The tech groups praised Monday’s decision as a victory. The Supreme Court “agreed with all our First Amendment arguments,” NetChoice Litigation Center director Chris Marchese said in a statement. “Free speech is a cornerstone of our republic. As we prepare to celebrate the 248th anniversary of American independence this week, we are gratified to see the Supreme Court acknowledge the Constitution’s unparalleled protections for free speech, including the world’s most important communications tool, the internet,” Marchese added.

But Florida Attorney General Ashley Moody also called the ruling a win — for the state. “We are pleased that SCOTUS (the Supreme Court) agreed with Florida and rejected the lower court’s flawed reasoning — invalidating our social media law. While there are aspects of the decision we disagree with, we look forward to continuing to defend state law,” Moody said on X.

The court’s ruling “decisively rejects the broadest arguments” made by the states and the social-media platforms, Jameel Jaffer, executive director of the Knight First Amendment Institute, said in a statement. The institute submitted a friend-of-the-court brief in the Supreme Court cases.

“It properly recognizes that platforms are ‘editors’ under the First Amendment, but it also dismisses, for good reasons, the argument that regulation in this sphere is categorically unconstitutional. The social media companies asked for a sweeping ruling that would have placed their business models beyond the reach of regulation. The states asked for a ruling that would have given them immense power to manipulate and control public discourse online. The court was entirely right to reject these requests, both of which would have done real harm to our democracy,” Jaffer said.

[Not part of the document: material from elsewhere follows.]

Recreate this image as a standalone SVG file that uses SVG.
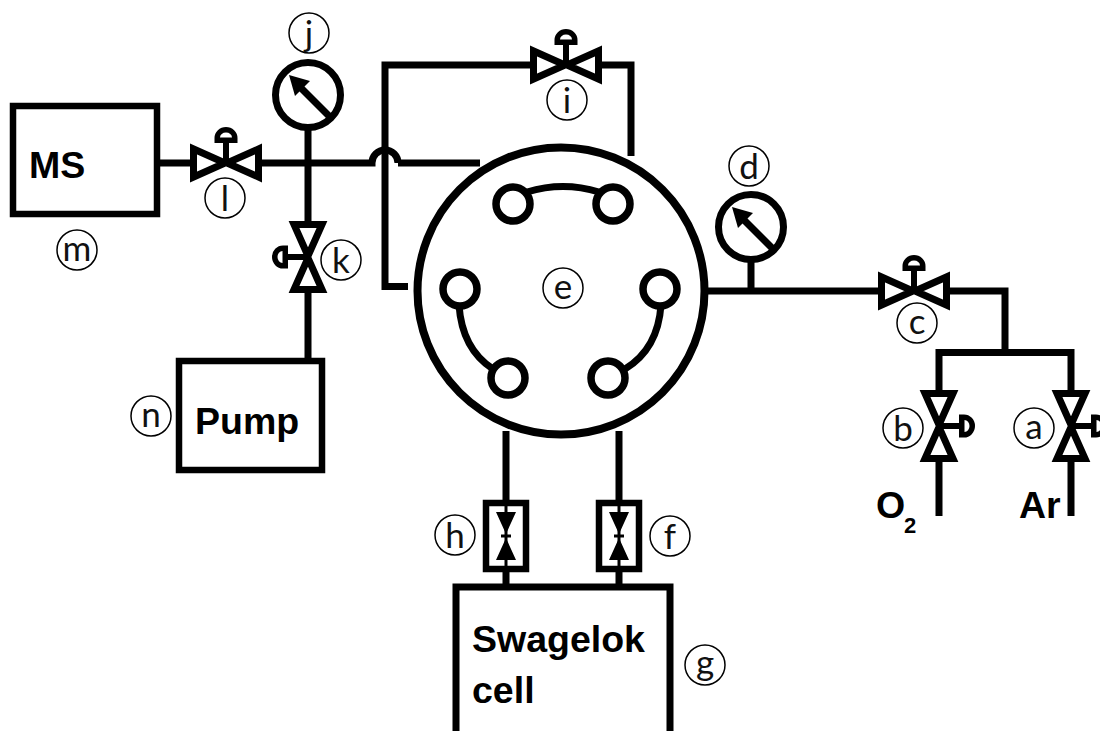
<svg xmlns="http://www.w3.org/2000/svg" width="1100" height="731" viewBox="0 0 1100 731">
<style>
.l{fill:none;stroke:#000;stroke-width:7;stroke-linecap:butt;stroke-linejoin:miter}
.t{fill:none;stroke:#000;stroke-width:7;stroke-linejoin:miter;stroke-miterlimit:8}
.c{fill:#fff;stroke:#000;stroke-width:1.5}
.lt{font-family:"Lato","Open Sans",sans-serif;font-size:35px;fill:#111;text-anchor:middle}
.b{font-family:"Liberation Sans",Arial,sans-serif;font-weight:bold;fill:#000;font-size:37.500px}
</style>
<defs>
<g id="valve">
<path class="t" d="M-32.500-14V14L-1 0ZM32.500-14V14L1 0Z"/>
<path d="M-3-22H3V0H-3Z"/>
<path d="M-11.500-20V-25A11.500 11 0 0 1 11.500-25V-20ZM-6-25.500H6A6 5 0 0 0-6-25.500Z" fill-rule="evenodd"/>
</g>
<g id="gauge">
<circle r="32.500" fill="#fff" stroke="#000" stroke-width="7"/>
<path d="M-11-11L23 23" stroke="#000" stroke-width="7"/>
<path d="M-19-20L2-14L-13 1Z"/>
</g>
<g id="meter">
<rect x="-20" y="-33" width="40" height="66" fill="#fff" stroke="#000" stroke-width="6.500"/>
<path d="M-10-24H10L0-2ZM-10 24H10L0 2Z"/>
<path d="M-5-1.500H5V1.500H-5Z"/>
<path d="M-1.500-36H1.500V36H-1.500Z"/>
</g>
</defs>
<rect width="1100" height="731" fill="#fff"/>
<g id="connectors">
<path class="l" d="M158 163H192M260 163H372A13 13 0 0 1 398 163M398 163H480"/>
<path class="l" d="M308 128V225M308 290V362"/>
<path class="l" d="M385 65V286.500H408M381.500 65H532M602 65H631V156"/>
<path class="l" d="M706 291H882M946 291H1005V352M751 260V291"/>
<path class="l" d="M939 352.500H1071M939 349V392M1071 349V392M939 460V516M1071 460V516"/>
<path class="l" d="M506 431V503M619 431V503M506 569V588M619 569V588"/>
<path class="l" d="M527 192Q563 181 599 192"/>
<path class="l" d="M459 305Q462 349 493 369"/>
<path class="l" d="M661 305Q658 349 625 369"/>
</g>
<g id="node-m"><rect x="13" y="106" width="144" height="108" fill="#fff" stroke="#000" stroke-width="6.500"/><text class="b" x="29" y="178">MS</text></g>
<g id="node-n"><rect x="179" y="361" width="143" height="109" fill="none" stroke="#000" stroke-width="6.500"/><text class="b" x="195" y="434">Pump</text></g>
<g id="node-g"><path d="M456 731V587H670V731" fill="none" stroke="#000" stroke-width="7"/><text class="b" x="472" y="652">Swagelok</text><text class="b" x="472" y="703">cell</text></g>
<g id="node-e">
<circle cx="561" cy="291" r="143.500" fill="none" stroke="#000" stroke-width="8"/>
<circle cx="513" cy="204" r="17" fill="#fff" stroke="#000" stroke-width="7.500"/>
<circle cx="613" cy="204" r="17" fill="#fff" stroke="#000" stroke-width="7.500"/>
<circle cx="460" cy="289" r="17" fill="#fff" stroke="#000" stroke-width="7.500"/>
<circle cx="660" cy="289" r="17" fill="#fff" stroke="#000" stroke-width="7.500"/>
<circle cx="508" cy="378" r="17" fill="#fff" stroke="#000" stroke-width="7.500"/>
<circle cx="608" cy="378" r="17" fill="#fff" stroke="#000" stroke-width="7.500"/>
</g>
<g id="valve-l"><use href="#valve" transform="translate(226 163)"/></g>
<g id="valve-i"><use href="#valve" transform="translate(566 65)"/></g>
<g id="valve-c"><use href="#valve" transform="translate(914 291)"/></g>
<g id="valve-k"><use href="#valve" transform="translate(308 257) rotate(-90)"/></g>
<g id="valve-b"><use href="#valve" transform="translate(939 426) rotate(90)"/></g>
<g id="valve-a"><use href="#valve" transform="translate(1071 426) rotate(90)"/></g>
<g id="gauge-j"><use href="#gauge" transform="translate(308 95)"/></g>
<g id="gauge-d"><use href="#gauge" transform="translate(751 227)"/></g>
<g id="meter-h"><use href="#meter" transform="translate(506 536)"/></g>
<g id="meter-f"><use href="#meter" transform="translate(619 536)"/></g>
<g id="gas-o2"><text class="b" x="876" y="518">O</text><text class="b" x="904" y="533" style="font-size:22px">2</text></g>
<g id="gas-ar"><text class="b" x="1019" y="518">Ar</text></g>
<g id="label-a"><circle class="c" cx="1034" cy="428" r="20"/><text class="lt" x="1034" y="439">a</text></g>
<g id="label-b"><circle class="c" cx="903" cy="428" r="20"/><text class="lt" x="903" y="441">b</text></g>
<g id="label-c"><circle class="c" cx="917" cy="323" r="20"/><text class="lt" x="917" y="334">c</text></g>
<g id="label-d"><circle class="c" cx="749" cy="166" r="20"/><text class="lt" x="749" y="179">d</text></g>
<g id="label-e"><circle class="c" cx="563" cy="288" r="20"/><text class="lt" x="563" y="299">e</text></g>
<g id="label-f"><circle class="c" cx="670" cy="536" r="20"/><text class="lt" x="670" y="549">f</text></g>
<g id="label-g"><circle class="c" cx="705" cy="665" r="20"/><text class="lt" x="705" y="675">g</text></g>
<g id="label-h"><circle class="c" cx="455" cy="535" r="20"/><text class="lt" x="455" y="548">h</text></g>
<g id="label-i"><circle class="c" cx="567" cy="100" r="20"/><text class="lt" x="567" y="113">i</text></g>
<g id="label-j"><circle class="c" cx="309" cy="33" r="20"/><text class="lt" x="309" y="46">j</text></g>
<g id="label-k"><circle class="c" cx="341" cy="260" r="20"/><text class="lt" x="341" y="273">k</text></g>
<g id="label-l"><circle class="c" cx="225" cy="198" r="20"/><text class="lt" x="225" y="211">l</text></g>
<g id="label-m"><circle class="c" cx="77" cy="250" r="20"/><text class="lt" x="77" y="261">m</text></g>
<g id="label-n"><circle class="c" cx="151" cy="416" r="20"/><text class="lt" x="151" y="427">n</text></g>
</svg>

As examples of the disputed issues in the Florida case, part of the law would prevent platforms from banning political candidates from their sites and require companies to publish — and apply consistently — standards about issues such as banning users or blocking their content. The law seeks to regulate social media platforms that have annual gross revenue of over $100 million or more than 100 million monthly active users. Companies could face steep penalties for violating restrictions in the law.

In issuing the preliminary injunction in 2021, Hinkle described the law as “riddled with imprecision and ambiguity.”

Although the Supreme Court did not rule on the First Amendment issue, the majority opinion and concurring opinions provided a glimpse into the justices’ takes on social-media restrictions.

“On the spectrum of dangers to free expression, there are few greater than allowing the government to change the speech of private actors in order to achieve its own conception of speech nirvana,” Kagan wrote in the main opinion.

The Florida and Texas cases “present a complex clash between two novel state laws and the alleged First Amendment rights of several of the largest social media platforms,” Jackson wrote in an opinion that concurred in part with the main opinion.

“Some things are already clear. Not every potential action taken by a social media company will qualify as expression protected under the First Amendment. But not every hypothesized regulation of such a company’s operations will necessarily be able to withstand the force of the First Amendment’s protection either. Beyond those broadest of statements, it is difficult to say much more at this time,” she wrote.

Thomas said he agreed the cases should be sent back to the lower courts.

“I cannot agree, however, with the court’s decision to opine on certain applications of those statutes. The court’s discussion is unnecessary to its holding,” he wrote in a concurring opinion.

In a separate concurring opinion, Alito chastised the majority for weighing in on the restrictions’ merits.

“The holding in these cases is narrow: NetChoice failed to prove that the Florida and Texas laws they challenged are facially unconstitutional. Everything else in the opinion of the court is nonbinding dicta,” Alito wrote in an opinion joined by Thomas and Justice Neil Gorsuch.

Matt Schruers, president of the Computer Communications & Industry Association, predicted the tech companies would again prevail.

“The court’s opinion is unmistakably clear – that all of the propositions that we were citing are sound, that the precedents we were pointing to apply. And from that, it seems inescapable that the outcome that we called for is apparent, but the lower courts need to revise their analyses based on this guidance” Schruers said.